Old-Fashioned Chocolate Cake
This is the birthday cake, the "someone's coming over" cake, the cake grandma could make with her eyes closed and a wooden spoon. Deep, dark and properly moist, with a glossy fudge frosting that sets soft — not the fussy kind you need a piping bag for, just the kind you swoop on with a knife and can't stop picking at from the bowl.
The trick that surprises people: hot coffee in the batter. It doesn't make the cake taste of coffee — it blooms the cocoa and deepens the chocolate into something rich and grown-up, while keeping the crumb wonderfully moist. (Hot water works too, if you'd rather.) The batter comes out alarmingly thin, and that's exactly right; thin batter bakes into a tender, damp crumb.
The other rule is the same one grandma repeated for every cake: don't overbake it. Pull it when a skewer shows a few moist crumbs. A dry chocolate cake is a genuine tragedy, and an entirely avoidable one.
Old-Fashioned Chocolate Cake
Deep, moist chocolate sponge with a glossy cooked fudge frosting.
Ingredients
For the cake
- 200 g plain flour
- 75 g cocoa powder
- 1½ tsp baking powder & 1½ tsp bicarb
- ½ tsp salt
- 350 g caster sugar
- 2 eggs
- 240 ml buttermilk & 120 ml oil
- 2 tsp vanilla
- 240 ml hot strong coffee (or hot water)
For the fudge frosting
- 120 g butter & 60 g cocoa
- 300 g icing sugar, 90 ml milk, 1 tsp vanilla
Method
- Batter. Oven to 175°C (fan 155°C / gas 4); grease and line two 20 cm tins. Whisk the dry ingredients, then whisk in the eggs, buttermilk, oil and vanilla until smooth.
- Hot coffee last. Stir in the hot coffee — the batter goes very thin, which is exactly right. It blooms the cocoa for deep flavour and a moist crumb.
- Bake. Divide between tins; 30–34 minutes, until a skewer shows a few moist crumbs. Don't overbake. Cool 10 minutes in the tins, then fully on a rack.
- Frosting. Melt the butter, stir in the cocoa, then beat in the icing sugar and milk alternately to a glossy, spreadable fudge. Beat in the vanilla.
- Frost. Sandwich, then cover top and sides. Set 20 minutes before slicing — if you can.
Line the tin bases with a disc of baking paper — a chocolate cake stuck to the tin is heartbreak you can avoid in ten seconds.
Tips for a moist chocolate cake
Hot coffee blooms cocoa
It deepens the chocolate, not adds coffee flavour. Hot water works if you'd rather.
Thin batter is right
Don't be alarmed — a thin batter bakes into the tender, damp crumb you want.
Pull it early
A few moist crumbs on the skewer means done.
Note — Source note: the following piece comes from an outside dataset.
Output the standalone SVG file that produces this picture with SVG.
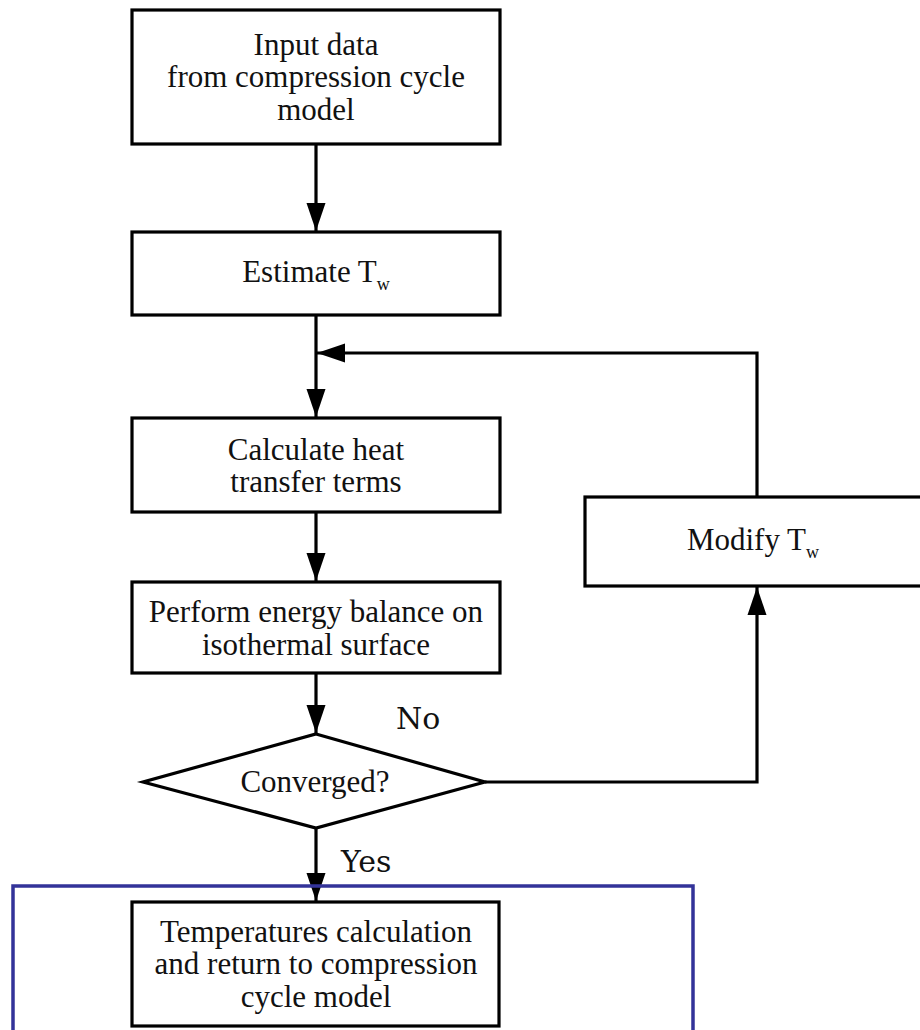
<svg xmlns="http://www.w3.org/2000/svg" width="920" height="1030" viewBox="0 0 920 1030">
<style>
.box{fill:#fff;stroke:#000;stroke-width:3.2}
.t{font-family:"Liberation Serif","Times New Roman",serif;font-size:31px;fill:#111;text-anchor:middle}
.lbl{font-family:"DejaVu Serif","Liberation Serif",serif;font-size:30px;fill:#111}
.c{fill:none;stroke:#000;stroke-width:3.2}
</style>
<defs>
<marker id="ah" markerUnits="userSpaceOnUse" markerWidth="30" markerHeight="20" refX="28" refY="10" orient="auto">
<path d="M0,0.5 L28,10 L0,19.5 z" fill="#000"/>
</marker>
</defs>
<rect width="920" height="1030" fill="#fff"/>
<g id="connectors">
<line class="c" x1="316" y1="144" x2="316" y2="231" marker-end="url(#ah)"/>
<line class="c" x1="316" y1="315" x2="316" y2="417" marker-end="url(#ah)"/>
<polyline class="c" points="757,497 757,353 317,353" marker-end="url(#ah)"/>
<line class="c" x1="316" y1="512" x2="316" y2="581" marker-end="url(#ah)"/>
<line class="c" x1="316" y1="673" x2="316" y2="733" marker-end="url(#ah)"/>
<polyline class="c" points="485,782 757,782 757,587" marker-end="url(#ah)"/>
<line class="c" x1="316" y1="828" x2="316" y2="901" marker-end="url(#ah)"/>
</g>
<g id="input">
<rect class="box" x="132" y="10" width="368" height="134"/>
<text class="t" x="316" y="55">Input data</text>
<text class="t" x="316" y="87">from compression cycle</text>
<text class="t" x="316" y="120">model</text>
</g>
<g id="estimate">
<rect class="box" x="132" y="232" width="368" height="83"/>
<text class="t" x="316" y="282">Estimate T<tspan font-size="18" dy="8">w</tspan></text>
</g>
<g id="calculate">
<rect class="box" x="132" y="418" width="368" height="94"/>
<text class="t" x="316" y="460">Calculate heat</text>
<text class="t" x="316" y="492">transfer terms</text>
</g>
<g id="energy">
<rect class="box" x="132" y="582" width="368" height="91"/>
<text class="t" x="316" y="622">Perform energy balance on</text>
<text class="t" x="316" y="655">isothermal surface</text>
</g>
<g id="converged">
<polygon class="box" points="316,734 485,782 316,828 143,782"/>
<text class="t" x="315" y="792">Converged?</text>
</g>
<g id="modify">
<rect class="box" x="585" y="497" width="345" height="89"/>
<text class="t" x="753" y="550">Modify T<tspan font-size="18" dy="8">w</tspan></text>
</g>
<g id="labels">
<text class="lbl" x="396" y="729">No</text>
<text class="lbl" x="341" y="872">Yes</text>
</g>
<g id="result">
<rect class="box" x="132" y="902" width="367" height="124"/>
<text class="t" x="316" y="942">Temperatures calculation</text>
<text class="t" x="316" y="974">and return to compression</text>
<text class="t" x="316" y="1007">cycle model</text>
</g>
<g id="frame">
<path d="M13,1035 L13,886 L693,886 L693,1035" fill="none" stroke="#333399" stroke-width="3.5"/>
</g>
</svg>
Bone-dry means you've gone too far.
Questions, answered
Does it taste of coffee?
No — the coffee deepens the chocolate rather than adding its own flavour. Prefer to skip it? Use the same amount of hot water; still lovely, just a touch less deep.
Why is my chocolate cake dry?
Overbaking or too much flour. Weigh the flour, and pull the cakes when a skewer shows a few moist crumbs — the oil and buttermilk keep it moist, but a few extra minutes undoes them.
Sheet cake or cupcakes?
Yes to both — a 23×33 cm sheet (~35 minutes) or about 24 cupcakes (18–20 minutes). The frosting covers any of them generously.
What's old-fashioned fudge frosting?
A beaten cocoa-butter-and-sugar frosting that sets to a soft fudge rather than a fluffy buttercream — glossy, deeply chocolatey, and the traditional finish. This one's beaten, so no thermometer needed.